_YOUR TASK_:
Begin with the line holding "Emit a Python", end with the line holding "import seaborn as sns", and repeat every line in between exactly, without pictures.

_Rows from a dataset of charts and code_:
━━━━
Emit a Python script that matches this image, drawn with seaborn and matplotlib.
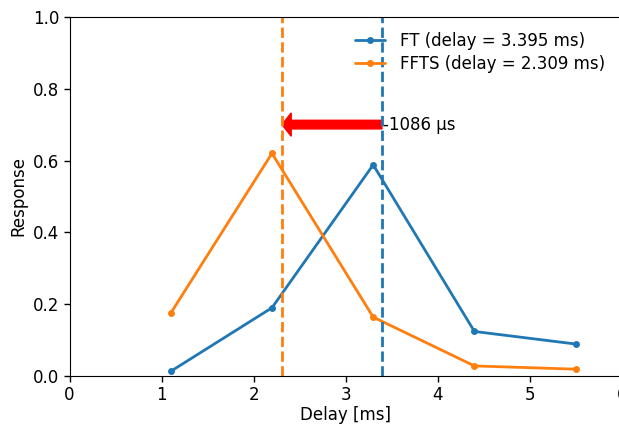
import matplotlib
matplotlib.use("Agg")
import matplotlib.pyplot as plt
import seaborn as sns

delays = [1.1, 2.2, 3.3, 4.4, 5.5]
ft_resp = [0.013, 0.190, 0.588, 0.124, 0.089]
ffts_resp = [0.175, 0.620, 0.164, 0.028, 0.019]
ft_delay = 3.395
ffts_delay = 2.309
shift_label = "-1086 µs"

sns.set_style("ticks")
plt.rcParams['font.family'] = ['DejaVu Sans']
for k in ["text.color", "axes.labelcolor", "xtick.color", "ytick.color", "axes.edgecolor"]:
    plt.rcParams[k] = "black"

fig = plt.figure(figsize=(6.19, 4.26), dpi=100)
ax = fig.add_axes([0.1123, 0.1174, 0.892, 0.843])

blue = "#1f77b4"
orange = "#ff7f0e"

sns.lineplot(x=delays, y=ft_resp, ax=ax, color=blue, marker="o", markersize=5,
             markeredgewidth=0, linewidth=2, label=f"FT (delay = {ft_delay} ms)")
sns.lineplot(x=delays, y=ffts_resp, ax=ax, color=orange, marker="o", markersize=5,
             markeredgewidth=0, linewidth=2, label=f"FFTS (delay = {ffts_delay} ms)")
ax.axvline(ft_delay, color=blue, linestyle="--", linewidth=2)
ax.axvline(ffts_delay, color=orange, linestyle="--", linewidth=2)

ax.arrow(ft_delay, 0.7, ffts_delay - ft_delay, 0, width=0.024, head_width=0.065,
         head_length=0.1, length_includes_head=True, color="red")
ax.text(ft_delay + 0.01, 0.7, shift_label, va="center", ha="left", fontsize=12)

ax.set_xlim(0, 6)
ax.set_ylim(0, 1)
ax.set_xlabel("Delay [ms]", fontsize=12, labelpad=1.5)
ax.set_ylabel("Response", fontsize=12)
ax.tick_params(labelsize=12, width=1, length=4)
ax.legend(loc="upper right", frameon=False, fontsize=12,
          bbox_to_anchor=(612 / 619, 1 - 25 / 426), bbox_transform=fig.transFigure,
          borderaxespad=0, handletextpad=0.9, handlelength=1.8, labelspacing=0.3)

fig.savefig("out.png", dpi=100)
━━━━
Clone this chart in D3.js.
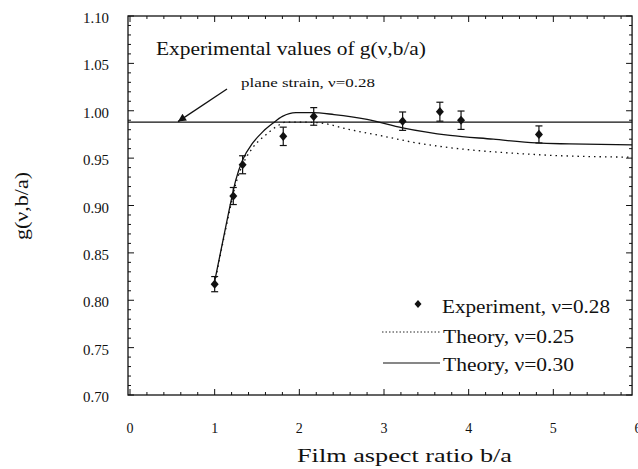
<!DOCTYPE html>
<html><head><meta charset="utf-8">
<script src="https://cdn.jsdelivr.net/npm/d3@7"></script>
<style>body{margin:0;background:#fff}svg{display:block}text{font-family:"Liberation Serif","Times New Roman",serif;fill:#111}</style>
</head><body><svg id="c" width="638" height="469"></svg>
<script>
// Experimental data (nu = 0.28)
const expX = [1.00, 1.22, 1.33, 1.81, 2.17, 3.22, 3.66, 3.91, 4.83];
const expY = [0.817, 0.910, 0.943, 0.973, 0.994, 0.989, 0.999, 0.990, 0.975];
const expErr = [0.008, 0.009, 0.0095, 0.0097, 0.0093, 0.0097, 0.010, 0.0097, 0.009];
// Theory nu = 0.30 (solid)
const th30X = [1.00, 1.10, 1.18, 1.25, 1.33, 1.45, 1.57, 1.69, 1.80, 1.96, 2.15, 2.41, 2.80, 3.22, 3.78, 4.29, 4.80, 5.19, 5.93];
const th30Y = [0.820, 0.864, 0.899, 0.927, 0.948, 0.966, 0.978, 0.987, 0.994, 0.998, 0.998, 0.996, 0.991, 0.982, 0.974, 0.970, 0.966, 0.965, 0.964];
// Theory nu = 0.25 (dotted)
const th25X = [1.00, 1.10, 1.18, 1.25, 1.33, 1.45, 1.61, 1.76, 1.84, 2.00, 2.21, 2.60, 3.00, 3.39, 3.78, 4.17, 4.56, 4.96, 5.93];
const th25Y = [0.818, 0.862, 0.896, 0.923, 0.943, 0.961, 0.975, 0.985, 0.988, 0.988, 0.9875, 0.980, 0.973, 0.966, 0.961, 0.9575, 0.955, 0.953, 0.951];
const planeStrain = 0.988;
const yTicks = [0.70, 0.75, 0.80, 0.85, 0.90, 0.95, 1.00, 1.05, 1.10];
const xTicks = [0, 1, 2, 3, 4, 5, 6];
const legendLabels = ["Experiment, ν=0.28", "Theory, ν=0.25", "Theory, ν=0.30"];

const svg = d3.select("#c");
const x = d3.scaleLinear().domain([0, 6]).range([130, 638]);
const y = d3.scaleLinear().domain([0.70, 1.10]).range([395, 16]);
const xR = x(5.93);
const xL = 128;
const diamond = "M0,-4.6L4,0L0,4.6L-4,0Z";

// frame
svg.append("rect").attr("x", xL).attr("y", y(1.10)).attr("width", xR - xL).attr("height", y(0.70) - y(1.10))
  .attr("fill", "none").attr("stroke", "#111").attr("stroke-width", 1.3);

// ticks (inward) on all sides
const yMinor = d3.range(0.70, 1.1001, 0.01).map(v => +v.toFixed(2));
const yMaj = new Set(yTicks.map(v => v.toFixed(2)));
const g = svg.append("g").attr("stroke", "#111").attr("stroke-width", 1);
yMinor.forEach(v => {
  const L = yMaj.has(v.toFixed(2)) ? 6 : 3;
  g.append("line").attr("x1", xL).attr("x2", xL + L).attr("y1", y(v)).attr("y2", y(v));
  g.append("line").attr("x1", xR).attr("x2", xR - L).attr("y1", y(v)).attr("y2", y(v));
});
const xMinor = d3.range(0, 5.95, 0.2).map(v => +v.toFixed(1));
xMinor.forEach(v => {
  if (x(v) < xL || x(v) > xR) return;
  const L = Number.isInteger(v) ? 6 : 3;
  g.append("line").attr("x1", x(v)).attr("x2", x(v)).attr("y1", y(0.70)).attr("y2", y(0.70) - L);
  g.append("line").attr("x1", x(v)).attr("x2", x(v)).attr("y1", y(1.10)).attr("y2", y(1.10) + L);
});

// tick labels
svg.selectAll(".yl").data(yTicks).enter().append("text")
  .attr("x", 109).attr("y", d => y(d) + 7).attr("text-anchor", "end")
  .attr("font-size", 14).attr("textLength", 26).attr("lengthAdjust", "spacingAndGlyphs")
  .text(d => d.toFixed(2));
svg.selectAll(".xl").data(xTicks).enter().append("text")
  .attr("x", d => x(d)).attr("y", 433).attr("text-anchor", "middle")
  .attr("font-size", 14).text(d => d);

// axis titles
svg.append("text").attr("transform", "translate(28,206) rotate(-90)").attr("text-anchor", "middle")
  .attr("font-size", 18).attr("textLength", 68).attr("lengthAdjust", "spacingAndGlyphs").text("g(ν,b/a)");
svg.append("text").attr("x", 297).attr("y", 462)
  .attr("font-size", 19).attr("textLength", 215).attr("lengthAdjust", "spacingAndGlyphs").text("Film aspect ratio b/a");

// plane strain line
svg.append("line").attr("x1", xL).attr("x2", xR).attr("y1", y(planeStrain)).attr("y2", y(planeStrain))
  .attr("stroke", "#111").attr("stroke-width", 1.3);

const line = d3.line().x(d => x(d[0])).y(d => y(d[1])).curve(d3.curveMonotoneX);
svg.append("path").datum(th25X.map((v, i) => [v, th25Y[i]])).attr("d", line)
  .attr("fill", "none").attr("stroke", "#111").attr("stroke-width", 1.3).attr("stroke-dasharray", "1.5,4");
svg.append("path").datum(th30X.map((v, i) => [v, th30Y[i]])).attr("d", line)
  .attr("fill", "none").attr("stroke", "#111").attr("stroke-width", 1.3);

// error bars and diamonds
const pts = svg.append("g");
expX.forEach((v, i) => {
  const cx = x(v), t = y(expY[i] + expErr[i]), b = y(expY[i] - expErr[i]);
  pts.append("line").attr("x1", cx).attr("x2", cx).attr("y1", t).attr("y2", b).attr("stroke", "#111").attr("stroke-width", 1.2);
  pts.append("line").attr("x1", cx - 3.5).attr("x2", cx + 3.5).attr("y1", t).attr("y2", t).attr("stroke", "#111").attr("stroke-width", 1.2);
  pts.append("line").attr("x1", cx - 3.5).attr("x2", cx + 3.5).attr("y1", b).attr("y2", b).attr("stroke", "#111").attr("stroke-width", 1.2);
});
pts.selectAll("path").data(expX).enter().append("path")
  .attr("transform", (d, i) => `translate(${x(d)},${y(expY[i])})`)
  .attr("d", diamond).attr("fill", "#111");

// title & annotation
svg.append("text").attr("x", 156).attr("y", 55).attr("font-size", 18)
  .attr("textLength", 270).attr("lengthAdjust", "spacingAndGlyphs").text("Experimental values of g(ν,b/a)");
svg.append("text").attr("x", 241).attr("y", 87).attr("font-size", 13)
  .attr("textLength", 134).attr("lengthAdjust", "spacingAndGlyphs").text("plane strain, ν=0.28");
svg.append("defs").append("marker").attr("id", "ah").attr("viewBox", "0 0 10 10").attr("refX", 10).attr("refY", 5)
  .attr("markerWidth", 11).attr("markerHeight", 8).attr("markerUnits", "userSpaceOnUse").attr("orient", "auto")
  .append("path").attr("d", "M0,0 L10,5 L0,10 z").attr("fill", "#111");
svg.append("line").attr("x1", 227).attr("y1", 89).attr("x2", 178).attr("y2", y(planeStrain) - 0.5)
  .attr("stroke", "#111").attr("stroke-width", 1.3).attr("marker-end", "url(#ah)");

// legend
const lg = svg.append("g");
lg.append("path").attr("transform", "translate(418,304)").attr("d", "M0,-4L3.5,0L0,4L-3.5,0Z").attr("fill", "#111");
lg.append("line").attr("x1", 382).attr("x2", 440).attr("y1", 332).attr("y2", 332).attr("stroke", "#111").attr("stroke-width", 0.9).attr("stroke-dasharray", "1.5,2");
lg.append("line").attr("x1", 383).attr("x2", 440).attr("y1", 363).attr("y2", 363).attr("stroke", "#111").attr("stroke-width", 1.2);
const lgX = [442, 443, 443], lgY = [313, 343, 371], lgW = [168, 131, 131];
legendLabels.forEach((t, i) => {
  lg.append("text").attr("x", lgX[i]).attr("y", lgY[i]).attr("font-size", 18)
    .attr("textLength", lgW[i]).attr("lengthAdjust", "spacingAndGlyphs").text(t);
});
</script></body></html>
━━━━
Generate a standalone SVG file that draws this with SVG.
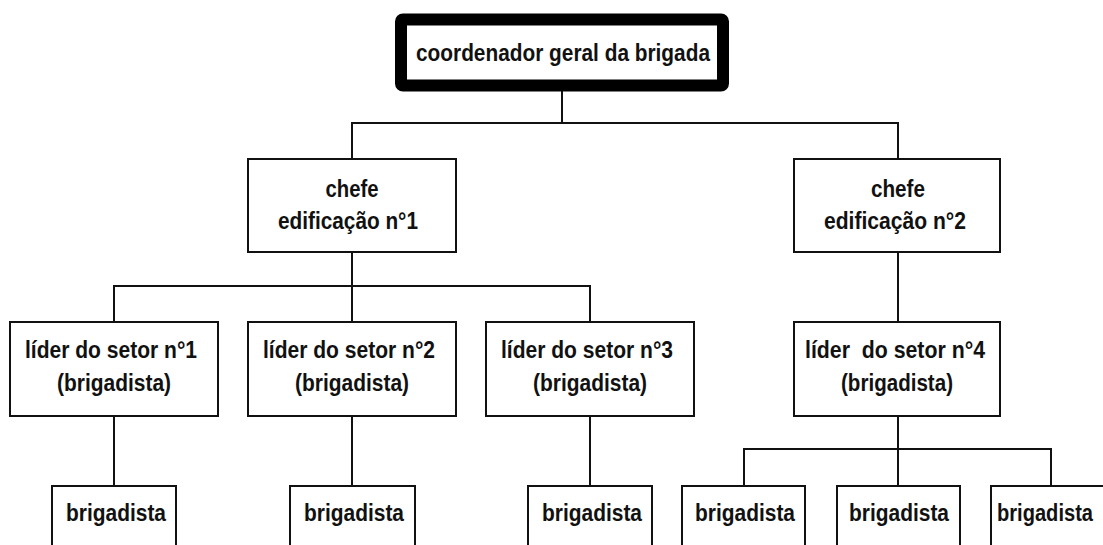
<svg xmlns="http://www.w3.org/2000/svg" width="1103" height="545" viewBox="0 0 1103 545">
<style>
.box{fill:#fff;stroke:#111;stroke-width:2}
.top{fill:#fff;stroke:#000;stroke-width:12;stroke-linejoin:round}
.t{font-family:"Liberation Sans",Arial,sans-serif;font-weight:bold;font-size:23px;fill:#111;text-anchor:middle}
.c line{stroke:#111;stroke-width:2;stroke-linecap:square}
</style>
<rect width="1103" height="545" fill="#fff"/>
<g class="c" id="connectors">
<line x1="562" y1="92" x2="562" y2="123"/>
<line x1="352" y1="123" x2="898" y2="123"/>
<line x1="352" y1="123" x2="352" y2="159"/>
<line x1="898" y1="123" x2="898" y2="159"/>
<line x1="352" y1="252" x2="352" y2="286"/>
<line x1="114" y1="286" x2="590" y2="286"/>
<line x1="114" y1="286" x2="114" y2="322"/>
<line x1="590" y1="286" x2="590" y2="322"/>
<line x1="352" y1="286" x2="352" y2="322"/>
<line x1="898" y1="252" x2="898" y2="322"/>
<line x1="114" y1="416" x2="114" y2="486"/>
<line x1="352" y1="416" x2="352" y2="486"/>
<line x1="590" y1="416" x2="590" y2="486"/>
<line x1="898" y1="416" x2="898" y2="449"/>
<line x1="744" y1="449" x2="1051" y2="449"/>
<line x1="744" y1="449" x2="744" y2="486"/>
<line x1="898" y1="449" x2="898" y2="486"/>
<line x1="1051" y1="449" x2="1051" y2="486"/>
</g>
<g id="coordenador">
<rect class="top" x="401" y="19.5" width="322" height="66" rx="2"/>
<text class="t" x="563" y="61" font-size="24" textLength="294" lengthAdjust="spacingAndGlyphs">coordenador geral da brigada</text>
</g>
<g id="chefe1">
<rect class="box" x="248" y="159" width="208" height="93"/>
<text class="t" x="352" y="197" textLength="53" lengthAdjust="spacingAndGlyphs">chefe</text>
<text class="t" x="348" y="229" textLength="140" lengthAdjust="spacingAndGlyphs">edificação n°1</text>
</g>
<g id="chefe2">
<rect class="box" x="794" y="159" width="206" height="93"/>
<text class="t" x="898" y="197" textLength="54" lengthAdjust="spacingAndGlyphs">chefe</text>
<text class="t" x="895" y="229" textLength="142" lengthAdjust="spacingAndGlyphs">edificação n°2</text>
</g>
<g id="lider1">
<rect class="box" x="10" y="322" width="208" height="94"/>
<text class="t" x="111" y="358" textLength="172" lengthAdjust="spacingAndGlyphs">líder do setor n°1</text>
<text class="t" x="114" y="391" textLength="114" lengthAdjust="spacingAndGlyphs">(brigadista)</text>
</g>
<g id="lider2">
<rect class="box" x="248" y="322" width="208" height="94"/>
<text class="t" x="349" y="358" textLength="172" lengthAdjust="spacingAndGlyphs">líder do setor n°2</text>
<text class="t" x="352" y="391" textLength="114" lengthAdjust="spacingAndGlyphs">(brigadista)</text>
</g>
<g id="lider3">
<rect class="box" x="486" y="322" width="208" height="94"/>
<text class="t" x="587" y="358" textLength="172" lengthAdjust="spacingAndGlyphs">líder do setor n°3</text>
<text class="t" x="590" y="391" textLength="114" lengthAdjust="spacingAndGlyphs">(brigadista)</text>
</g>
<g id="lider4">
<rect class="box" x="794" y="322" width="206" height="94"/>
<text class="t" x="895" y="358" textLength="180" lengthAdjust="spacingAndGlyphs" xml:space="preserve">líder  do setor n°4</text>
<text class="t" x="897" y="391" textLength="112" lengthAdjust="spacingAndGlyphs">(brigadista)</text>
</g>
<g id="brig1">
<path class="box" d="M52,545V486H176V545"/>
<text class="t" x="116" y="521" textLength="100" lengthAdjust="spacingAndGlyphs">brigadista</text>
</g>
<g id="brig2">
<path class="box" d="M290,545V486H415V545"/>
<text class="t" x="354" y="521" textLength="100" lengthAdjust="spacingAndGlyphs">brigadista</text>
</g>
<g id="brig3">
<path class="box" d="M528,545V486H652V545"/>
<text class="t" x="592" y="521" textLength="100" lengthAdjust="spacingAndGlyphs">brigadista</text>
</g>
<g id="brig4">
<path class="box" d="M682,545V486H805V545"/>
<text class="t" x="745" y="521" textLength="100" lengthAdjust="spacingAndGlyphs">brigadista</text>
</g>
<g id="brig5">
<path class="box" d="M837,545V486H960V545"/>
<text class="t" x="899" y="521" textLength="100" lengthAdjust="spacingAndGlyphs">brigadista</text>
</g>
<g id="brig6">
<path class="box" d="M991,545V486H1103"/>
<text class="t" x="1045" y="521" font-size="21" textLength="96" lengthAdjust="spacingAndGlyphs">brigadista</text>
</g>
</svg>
━━━━
_ANSWER FOR THE TASK_:
Emit a Python script that matches this image, drawn with seaborn and matplotlib.
import matplotlib
matplotlib.use("Agg")
import matplotlib.pyplot as plt
import seaborn as sns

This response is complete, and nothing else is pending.